Wednesday, November 12, 2008

Surviving in a Flat World

The other day I had a problem with my laptop. It was after office hours. I dialed the company’s IT helpdesk number and a man with a foreign accent answered the call at the other end. He asked me a few basic computer questions, requested me to do a few simple steps and within seconds he took control of my computer screen. He copied files onto my laptop, deleted old ones and replaced them with new ones. About 15 minutes later, the problem was fixed and I was back at work again. Well, nothing so unusual about that except that I was sitting comfortably in my office in Kuala Lumpur and he was controlling my cursor from Bangalore, India!

It turns out that, as a global company constantly looking for the cheapest way of doing things, the company I work for has outsourced some of the operations which used to be done here in Kuala Lumpur to India. For IT support, during normal office hours calls are directed to Cyberjaya but after hours calls are transferred to other call centres around the globe. When I want to invoice customers for completed work I just need to send an e-mail to instruct the accounts team in Chennai, India to prepare an invoice. They will process the invoice, print out a hardcopy in Chennai, courier it out via DHL to the customer, even though the customer office happens to be only 3 floors below my office here in Kuala Lumpur. Now you may think it does not make sense to have the invoice issued out from another continent when the recipient sits in the same building as you. And perhaps you are wondering why I’m telling you this story and what lessons can we learn from all this? The answer is in the word “globalisation”.

In an interconnected world where business is conducted at the speed of light there is no guarantee that we will keep our job. Millions of qualified people in India, China and other emerging economies are eager and willing to take our job if we do not equip ourselves with specialized skills that differentiate us from them. Already they can do the same job much cheaper. Any job that can be digitized and discretised into packets of data can be sent over a broadband cable to find the cheapest place where it can be done. Transfer of data is virtually free. As an economy which has been growing steadily since the early 80s, we are no longer a country with cheap labour. We must realize this and we have to prepare our people to move up quickly on the technological ladder.
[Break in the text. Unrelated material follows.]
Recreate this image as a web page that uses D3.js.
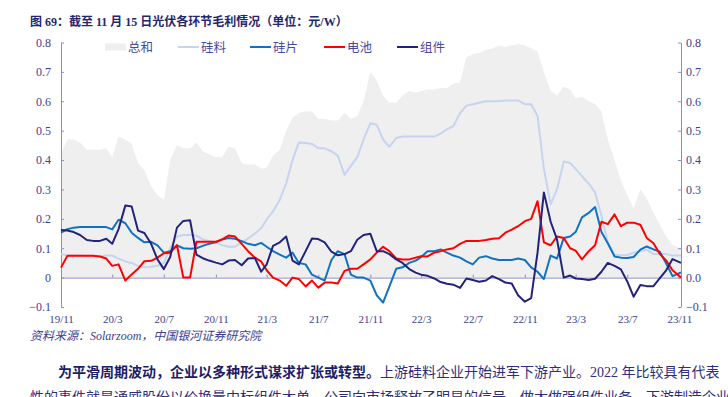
<!DOCTYPE html>
<html lang="zh">
<head>
<meta charset="utf-8">
<title>光伏各环节毛利</title>
<script src="https://cdn.jsdelivr.net/npm/d3@7"></script>
<style>
  body { margin: 0; background: #fff; }
  .num { font-family: "Liberation Serif", "Noto Sans CJK SC", serif; }
  .cjk { font-family: "Liberation Serif", "Noto Sans CJK SC", sans-serif; }
</style>
</head>
<body>
<script>
// semi-monthly readings, 2019/11 - 2023/11
var dates = [
  "2019-11-01","2019-11-16","2019-12-01","2019-12-16",
  "2020-01-01","2020-01-16","2020-02-01","2020-02-16","2020-03-01","2020-03-16","2020-04-01","2020-04-16",
  "2020-05-01","2020-05-16","2020-06-01","2020-06-16","2020-07-01","2020-07-16","2020-08-01","2020-08-16",
  "2020-09-01","2020-09-16","2020-10-01","2020-10-16","2020-11-01","2020-11-16","2020-12-01","2020-12-16",
  "2021-01-01","2021-01-16","2021-02-01","2021-02-16","2021-03-01","2021-03-16","2021-04-01","2021-04-16",
  "2021-05-01","2021-05-16","2021-06-01","2021-06-16","2021-07-01","2021-07-16","2021-08-01","2021-08-16",
  "2021-09-01","2021-09-16","2021-10-01","2021-10-16","2021-11-01","2021-11-16","2021-12-01","2021-12-16",
  "2022-01-01","2022-01-16","2022-02-01","2022-02-16","2022-03-01","2022-03-16","2022-04-01","2022-04-16",
  "2022-05-01","2022-05-16","2022-06-01","2022-06-16","2022-07-01","2022-07-16","2022-08-01","2022-08-16",
  "2022-09-01","2022-09-16","2022-10-01","2022-10-16","2022-11-01","2022-11-16","2022-12-01","2022-12-16",
  "2023-01-01","2023-01-16","2023-02-01","2023-02-16","2023-03-01","2023-03-16","2023-04-01","2023-04-16",
  "2023-05-01","2023-05-16","2023-06-01","2023-06-16","2023-07-01","2023-07-16","2023-08-01","2023-08-16",
  "2023-09-01","2023-09-16","2023-10-01","2023-10-16","2023-11-05"
];

var total = [0.42,0.47,0.47,0.46,0.435,0.435,0.435,0.44,0.41,0.48,
  0.47,0.455,0.39,0.365,0.31,0.28,0.265,0.40,0.45,0.44,
  0.44,0.46,0.43,0.42,0.41,0.41,0.445,0.44,0.39,0.385,
  0.385,0.37,0.375,0.415,0.435,0.50,0.545,0.56,0.565,0.565,
  0.54,0.54,0.535,0.535,0.56,0.54,0.55,0.60,0.70,0.67,
  0.62,0.595,0.595,0.62,0.635,0.63,0.635,0.64,0.64,0.645,
  0.645,0.66,0.665,0.75,0.76,0.765,0.775,0.78,0.79,0.785,
  0.79,0.795,0.79,0.78,0.77,0.70,0.635,0.62,0.65,0.64,
  0.61,0.615,0.60,0.59,0.565,0.47,0.40,0.33,0.28,0.235,
  0.30,0.27,0.22,0.18,0.14,0.11,0.10];

var silicon = [0.08,0.075,0.075,0.075,0.073,0.073,0.073,0.075,0.075,0.065,
  0.055,0.05,0.04,0.035,0.037,0.04,0.05,0.10,0.14,0.145,
  0.145,0.143,0.13,0.125,0.12,0.11,0.105,0.105,0.12,0.133,
  0.15,0.168,0.198,0.225,0.265,0.32,0.40,0.46,0.458,0.455,
  0.44,0.44,0.43,0.415,0.35,0.38,0.41,0.47,0.525,0.52,
  0.47,0.445,0.475,0.48,0.48,0.48,0.48,0.48,0.48,0.49,
  0.505,0.515,0.56,0.585,0.59,0.595,0.60,0.60,0.60,0.603,
  0.603,0.603,0.59,0.59,0.55,0.37,0.25,0.30,0.395,0.39,
  0.37,0.345,0.32,0.29,0.21,0.12,0.078,0.075,0.077,0.085,
  0.09,0.095,0.08,0.08,0.08,0.075,0.075];

var wafer = [0.153,0.165,0.17,0.172,0.172,0.172,0.172,0.172,0.164,0.197,
  0.185,0.153,0.135,0.12,0.122,0.11,0.085,0.09,0.11,0.10,
  0.098,0.10,0.108,0.115,0.12,0.13,0.135,0.132,0.124,0.115,
  0.11,0.118,0.105,0.09,0.078,0.068,0.085,0.05,0.045,0.01,
  0.0,-0.01,0.06,0.09,0.08,0.01,0.0,0.0,-0.01,-0.06,
  -0.085,-0.03,0.03,0.035,0.05,0.058,0.07,0.09,0.09,0.096,
  0.085,0.075,0.068,0.055,0.045,0.068,0.073,0.065,0.06,0.06,
  0.06,0.065,0.06,0.035,0.02,-0.005,0.075,0.065,0.135,0.14,
  0.155,0.205,0.22,0.24,0.155,0.117,0.072,0.068,0.067,0.07,
  0.095,0.106,0.096,0.088,0.048,0.005,0.018];

var cell = [0.034,0.074,0.074,0.074,0.074,0.074,0.072,0.065,0.04,0.045,
  -0.01,0.011,0.03,0.056,0.057,0.068,0.083,0.085,0.11,0.0,
  0.0,0.122,0.122,0.122,0.122,0.13,0.143,0.14,0.115,0.09,
  0.068,0.055,0.025,0.0,-0.01,-0.028,0.0,-0.005,-0.03,-0.01,
  -0.034,-0.017,-0.017,-0.02,0.023,0.03,0.03,0.045,0.062,0.085,
  0.105,0.09,0.065,0.062,0.062,0.068,0.073,0.072,0.085,0.09,
  0.096,0.1,0.115,0.125,0.125,0.125,0.128,0.132,0.134,0.153,
  0.163,0.175,0.192,0.2,0.26,0.12,0.11,0.14,0.135,0.1,
  0.092,0.062,0.09,0.11,0.19,0.182,0.215,0.175,0.187,0.187,
  0.18,0.135,0.117,0.08,0.058,0.025,0.0];

var module_ = [0.162,0.16,0.155,0.145,0.128,0.125,0.125,0.132,0.115,0.165,
  0.245,0.242,0.16,0.152,0.115,0.062,0.029,0.07,0.17,0.193,
  0.195,0.078,0.066,0.058,0.051,0.045,0.058,0.06,0.042,0.065,
  0.067,0.02,0.045,0.108,0.12,0.14,0.058,0.045,0.09,0.133,
  0.131,0.12,0.088,0.076,0.08,0.09,0.129,0.145,0.149,0.09,
  0.09,0.08,0.062,0.05,0.029,0.017,0.01,0.006,-0.003,-0.015,
  -0.021,-0.024,-0.035,-0.003,-0.008,-0.014,-0.01,0.005,-0.005,-0.017,
  -0.02,-0.06,-0.082,-0.07,0.085,0.29,0.19,0.13,0.0,0.007,
  -0.003,-0.005,-0.008,-0.004,0.02,0.05,0.04,0.028,-0.013,-0.065,
  -0.025,-0.029,-0.029,-0.002,0.025,0.063,0.05];

var seriesNames = ["总和", "硅料", "硅片", "电池", "组件"];
var xTickLabels = ["19/11","20/3","20/7","20/11","21/3","21/7","21/11","22/3","22/7","22/11","23/3","23/7","23/11"];
var yTicks = [-0.1, 0, 0.1, 0.2, 0.3, 0.4, 0.5, 0.6, 0.7, 0.8];

var W = 728, H = 397;
var plot = {left: 61, right: 681, top: 42.5, bottom: 307};
var colors = {"总和": "#efefef", "硅料": "#c6d4ef", "硅片": "#1173c0", "电池": "#ff0000", "组件": "#23237c"};
var axisColor = "#8c8cc6", labelColor = "#3e3e8e";

var parseDate = d3.timeParse("%Y-%m-%d");
var parseTick = d3.timeParse("%y/%m");
var days = dates.map(parseDate);

var x = d3.scaleTime()
  .domain([parseDate("2019-11-01"), parseDate("2023-11-05")])
  .range([plot.left, plot.right]);
var y = d3.scaleLinear().domain([-0.1, 0.8]).range([plot.bottom, plot.top]);

var svg = d3.select("body").append("svg").attr("width", W).attr("height", H);

// title
svg.append("text")
  .attr("class", "cjk")
  .attr("x", 30).attr("y", 26)
  .attr("font-size", 12).attr("font-weight", "bold")
  .attr("fill", "#26266f")
  .text("图 69：截至 11 月 15 日光伏各环节毛利情况（单位：元/W）");

// total area
var area = d3.area()
  .x(function(d, i) { return x(days[i]); })
  .y0(y(0))
  .y1(function(d) { return y(d); });
svg.append("path")
  .attr("d", area(total))
  .attr("fill", colors["总和"]);

// axes
var fmtLeft = function(d) { return d === 0 ? "0" : d3.format(".1f")(d); };
var gl = svg.append("g")
  .attr("transform", "translate(" + plot.left + ",0)")
  .call(d3.axisLeft(y).tickValues(yTicks).tickSizeInner(-3).tickSizeOuter(0).tickPadding(10).tickFormat(fmtLeft));
var gr = svg.append("g")
  .attr("transform", "translate(" + plot.right + ",0)")
  .call(d3.axisRight(y).tickValues(yTicks).tickSizeInner(-3).tickSizeOuter(0).tickPadding(5).tickFormat(d3.format(".1f")));
var gx = svg.append("g")
  .attr("transform", "translate(0," + y(0) + ")")
  .call(d3.axisBottom(x).tickValues(xTickLabels.map(parseTick)).tickSizeInner(-3).tickSizeOuter(0)
    .tickFormat(function(d, i) { return xTickLabels[i]; }));
gx.selectAll("text").attr("y", y(-0.1) - y(0) + 8).attr("dy", "0.71em").attr("font-size", 11);

[gl, gr, gx].forEach(function(g) {
  g.select(".domain").attr("stroke", axisColor);
  g.selectAll(".tick line").attr("stroke", axisColor);
  g.selectAll("text").attr("class", "num").attr("fill", labelColor);
});
gl.selectAll("text").attr("font-size", 12);
gr.selectAll("text").attr("font-size", 12);

// lines
var line = d3.line()
  .x(function(d, i) { return x(days[i]); })
  .y(function(d) { return y(d); });
var lineSeries = [["硅料", silicon], ["硅片", wafer], ["电池", cell], ["组件", module_]];
svg.selectAll(".series")
  .data(lineSeries)
  .enter().append("path")
  .attr("class", "series")
  .attr("d", function(d) { return line(d[1]); })
  .attr("fill", "none")
  .attr("stroke", function(d) { return colors[d[0]]; })
  .attr("stroke-width", 2)
  .attr("stroke-linejoin", "round");

// legend
var legendX = [105, 178, 250, 324, 397];
var lg = svg.selectAll(".legend")
  .data(seriesNames)
  .enter().append("g")
  .attr("class", "legend")
  .attr("transform", function(d, i) { return "translate(" + legendX[i] + ",47)"; });
lg.append("rect")
  .attr("x", 0).attr("width", 21)
  .attr("y", function(d, i) { return i === 0 ? -3.5 : -1; })
  .attr("height", function(d, i) { return i === 0 ? 7 : 2; })
  .attr("fill", function(d) { return colors[d]; });
lg.append("text")
  .attr("class", "cjk")
  .attr("x", 23).attr("y", 4.5)
  .attr("font-size", 12.5)
  .attr("fill", "#4a4a9c")
  .text(function(d) { return d; });

// source
svg.append("text")
  .attr("class", "cjk")
  .attr("x", 30).attr("y", 340)
  .attr("font-size", 12).attr("font-style", "italic")
  .attr("fill", labelColor)
  .text("资料来源：Solarzoom，中国银河证券研究院");

// body paragraph
var p1 = svg.append("text").attr("class", "cjk").attr("x", 58).attr("y", 377).attr("font-size", 14);
p1.append("tspan").attr("font-weight", "bold").attr("fill", "#1c1c68").text("为平滑周期波动，企业以多种形式谋求扩张或转型。");
p1.append("tspan").attr("fill", "#2e2e7c").text("上游硅料企业开始进军下游产业。2022 年比较具有代表");
svg.append("text").attr("class", "cjk").attr("x", 30).attr("y", 402).attr("font-size", 14)
  .attr("fill", "#2e2e7c")
  .text("性的事件就是通威股份以价换量中标组件大单，公司向市场释放了明显的信号，做大做强组件业务。下游制造企业");
</script>
</body>
</html>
Otherwise, we’ll lose out to them just like we lost to China, Vietnam or Laos in manufacturing.

Thomas Friedman in his book “The World is Flat” wrote about the emergence of countries like India and China and the forces that enabled them to compete with industrialised countries like the US and Europe. These forces, which he calls flatteners, feed the next stage of globalisation or Globalisation 3.0. He observes that while Globalisation 1.0 turns big into medium, and Globalisation 2.0 turns the medium into small, the third stage of globalization is turning the small into tiny. And unlike the first and second stages where the forces rested with countries and companies, it is now driven by individuals. What this means is that, with the IT and Internet revolution, millions of people are now able to work and collaborate with other people sitting half a world away and produce results which are far better than the sum of each of them working alone. Work is no longer confined by distance or geographical boundaries. A Malaysian company cheque for a customer here in Malaysia, may be prepared in the Philippines. An American secondary school kid’s homework may be checked by his tutor in India; or perhaps in future your house sales and purchase agreement will be prepared by a lawyer in Eastern Europe whom you never meet. The bottom line is if you have the necessary skills and can offer the cheapest service, you can be in any corner of the world, yet will still be able to perform jobs for customers from half a world away.


Friedman’s book is aimed at his fellow Americans whom he thinks have been sleeping while the rest of the world is stealing their jobs. He was referring to the waves of outsourcing and offshoring jobs that went to India and China because of much cheaper labour costs in the two countries. What he says in his book sometimes can be a bit of an exaggeration but he has made a loud wake-up call for Americans to realise that the rest of the world is catching up while they are losing their competitiveness. There are lessons for us too. Malaysians, especially the Bumiputras and Umnoputras, should wake up as well and realise that the big wave called globalisation is affecting us all. We cannot live in a protected environment forever. The rest of the world is preparing themselves with boats and ships to ride out the storm. We have not even started learning how to swim because we are scared of water. In a flat world, the faster we hit the water, the better are our chances of survival.